Capture volume control may not be available by default for digital inputs. If you run into this issue, please let us know! You can also create your custom asound.conf to hopefully enable volume control for any device by replacing your /etc/asound.conf with the one below (NOTE: You must change the device name and rate to correct values for your audio capture device):

Beta feature: Asound.conf with volume control
# This file was generated by Surrogate Streamer.
# If you wish to disable the file generation,
# add the following on its own line (without the quotes):"# Surrogate ignore"
# Surrogate ignore
pcm.device{
        rate 48000
        type hw
        card MS2109
        device 0
}

pcm.softvol {
    type softvol
    slave {
        pcm "dsnooper"
    }
    control {
        name "MS2109"
        card MS2109
    }
    min_dB -5.0
    max_dB 20.0
    resolution 6
}

pcm.dsnooper{
    type dsnoop
    ipc_key 2048
    ipc_perm 0666
    slave.pcm "device"
}
pcm.!default{
    type plug
    slave.pcm "softvol"
}

Example asound conf file

An example of what /etc/asound.conf generated by the surrogate streamer should look like. The rate and card should match the audio capture device you wish to use.

# This file was generated by Surrogate Streamer.
# If you wish to disable the file generation,
# add the following on its own line (without the quotes):"# Surrogate ignore"
pcm.device{
        rate 44100
        type hw
        card Headset
        device 0
}

pcm.dsnooper{
    type dsnoop
    ipc_key 2048

    ipc_perm 0666
    slave.pcm "device"
}
pcm.!default{
    type plug
    slave.pcm "dsnooper"

Custom audio configuration

Warning: this requires tinkering with the asound.conf configuration file, which can be tricky. You will have to do the required research yourself.

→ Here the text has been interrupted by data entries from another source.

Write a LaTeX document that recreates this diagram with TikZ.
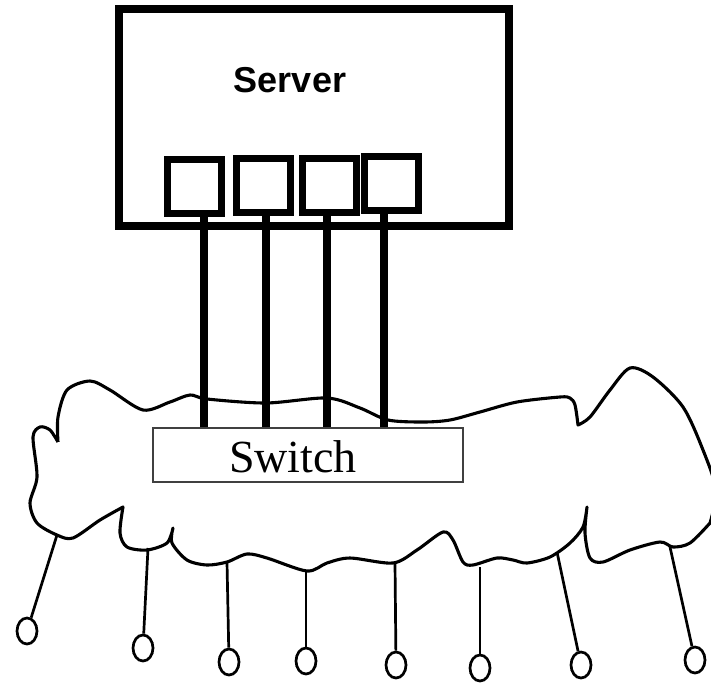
\documentclass[tikz,border=0pt]{standalone}
\usepackage{fontspec}
\newfontfamily\srvfont{Liberation Sans}
\newfontfamily\swfont{Liberation Serif}
\usetikzlibrary{shapes.geometric}
\tikzset{
  srvbox/.style={draw, line width=8pt, rectangle, minimum width=390pt, minimum height=217pt, inner sep=0pt},
  portbox/.style={draw, line width=7pt, rectangle, minimum width=54pt, minimum height=54pt, inner sep=0pt},
  wire/.style={line width=8pt},
  swbox/.style={draw=black!75, line width=1.2pt, rectangle, minimum width=310pt, minimum height=54pt, inner sep=0pt},
  cloudline/.style={line width=3.1pt, line join=round},
  stub/.style={line width=2.7pt},
  term/.style={draw, line width=2.7pt, ellipse, minimum width=20pt, minimum height=26pt, inner sep=0pt}
}
\begin{document}
\begin{tikzpicture}[x=1pt,y=-1pt]
\useasboundingbox (0,0) rectangle (711,683);
% server
\node[srvbox] (srv) at (314,117.5) {};
\node[font=\srvfont\bfseries\fontsize{36}{40}\selectfont] (srvlabel) at (290,80) {Server};
\node[portbox] (p1) at (194.5,186.5) {};
\node[portbox] (p2) at (263,185) {};
\node[portbox] (p3) at (329,185) {};
\node[portbox] (p4) at (391,183.5) {};
% switch
\node[swbox] (sw) at (308,455) {};
\node[font=\swfont\fontsize{46}{50}\selectfont] (swlabel) at (293,457) {Switch};
% cloud
\draw[cloudline]
  plot[smooth] coordinates {(58,442) (58,417) (67,390) (90,381) (110,390) (143,410) (170,402) (190,395) (207,399) (266,403) (327,398) (360,408) (388,420) (423,422) (450,420) (480,412) (517,402) (560,397) (570,398) (575,405) (578,425)}
  -- plot[smooth] coordinates {(578,425) (590,417) (610,390) (630,368) (653,377) (683,407) (703,450) (716,490) (710,523)}
  -- plot[smooth] coordinates {(710,523) (690,543) (673,547) (660,542) (630,550) (603,562) (590,558) (585,533) (587,507)}
  -- plot[smooth] coordinates {(587,507) (583,527) (570,543) (550,557) (527,563) (513,560) (497,558) (473,565) (463,562) (453,540) (443,532) (417,550) (393,563) (350,558) (327,563) (307,571) (267,558) (247,554) (227,562) (207,565) (187,560) (172,543) (173,528)}
  -- plot[smooth] coordinates {(173,528) (167,543) (147,550) (127,547) (120,533) (123,507)}
  -- plot[smooth] coordinates {(123,507) (100,520) (73,538) (57,535) (37,523) (30,503) (37,477) (33,437) (40,427) (50,430) (58,442)};
% wires
\coordinate (w1) at (204,0);
\coordinate (w2) at (266,0);
\coordinate (w3) at (327,0);
\coordinate (w4) at (384,0);
\draw[wire] (p1.south -| w1) -- (sw.north -| w1);
\draw[wire] (p2.south -| w2) -- (sw.north -| w2);
\draw[wire] (p3.south -| w3) -- (sw.north -| w3);
\draw[wire] (p4.south -| w4) -- (sw.north -| w4);
% terminals
\coordinate (c1) at (57,535);
\coordinate (c2) at (148,548);
\coordinate (c3) at (227,562);
\coordinate (c4) at (306,571);
\coordinate (c5) at (395,563);
\coordinate (c6) at (480,567);
\coordinate (c7) at (557,552);
\coordinate (c8) at (670,547);
\node[term] (t1) at (27,631) {};
\node[term] (t2) at (143,648) {};
\node[term] (t3) at (229,662) {};
\node[term] (t4) at (306,661) {};
\node[term] (t5) at (396,665) {};
\node[term] (t6) at (480,668) {};
\node[term] (t7) at (581,665) {};
\node[term] (t8) at (695,660) {};
\draw[stub] (c1) -- (t1);
\draw[stub] (c2) -- (t2);
\draw[stub] (c3) -- (t3);
\draw[stub] (c4) -- (t4);
\draw[stub] (c5) -- (t5);
\draw[stub] (c6) -- (t6);
\draw[stub] (c7) -- (t7);
\draw[stub] (c8) -- (t8);
\end{tikzpicture}
\end{document}
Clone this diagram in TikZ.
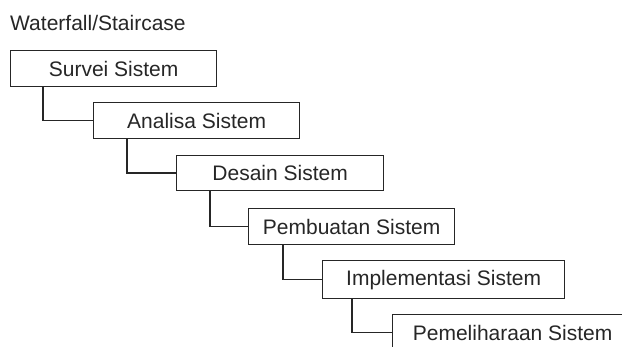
\documentclass[tikz,border=0pt]{standalone}
\usepackage{fontspec}
\setmainfont{Liberation Sans}
\usetikzlibrary{calc}
\begin{document}
\begin{tikzpicture}[x=1pt,y=-1pt,
  stage/.style={draw=black!85,line width=1.3pt,anchor=north west,minimum height=36pt,inner sep=0pt,
    font=\fontsize{21}{25}\selectfont,text=black!85},
  link/.style={draw=black!85,line width=1.3pt}]
\useasboundingbox (0,0) rectangle (622,347);
\clip (0,0) rectangle (622,347);
\node[anchor=base west,inner sep=0pt,font=\fontsize{21}{25}\selectfont,text=black!85] (title) at (10,31) {Waterfall/Staircase};
\node[stage,minimum width=206pt] (b1) at (10,50) {Survei Sistem};
\node[stage,minimum width=206pt] (b2) at (93,102) {Analisa Sistem};
\node[stage,minimum width=207pt,minimum height=35pt] (b3) at (176,155) {Desain Sistem};
\node[stage,minimum width=206pt] (b4) at (248,208) {Pembuatan Sistem};
\node[stage,minimum width=242pt,minimum height=38pt] (b5) at (322,260) {Implementasi Sistem};
\node[stage,minimum width=240pt] (b6) at (392,314) {Pemeliharaan Sistem};
\draw[link] ($(b1.south west)+(33,0)$) |- (b2.west);
\draw[link] ($(b2.south west)+(34,0)$) |- (b3.west);
\draw[link] ($(b3.south west)+(34,0)$) |- (b4.west);
\draw[link] ($(b4.south west)+(35,0)$) |- (b5.west);
\draw[link] ($(b5.south west)+(30,0)$) |- (b6.west);
\end{tikzpicture}
\end{document}
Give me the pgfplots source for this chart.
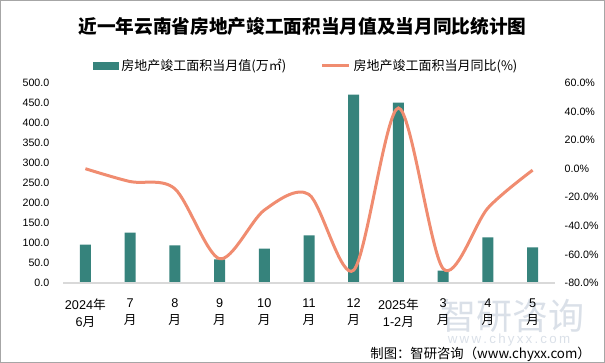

The audio source of the streamer and the watcher stream is the default audio device of ALSA. All the audio device configuration is eventually done through the automatically generated /etc/asound.conf file. Thus, if you want to have a more complex audio system and are prepared to do the work, you are free to create your own asound.conf file. To disable the automatic generation of the asound.conf file, see Disabling asound.conf generation.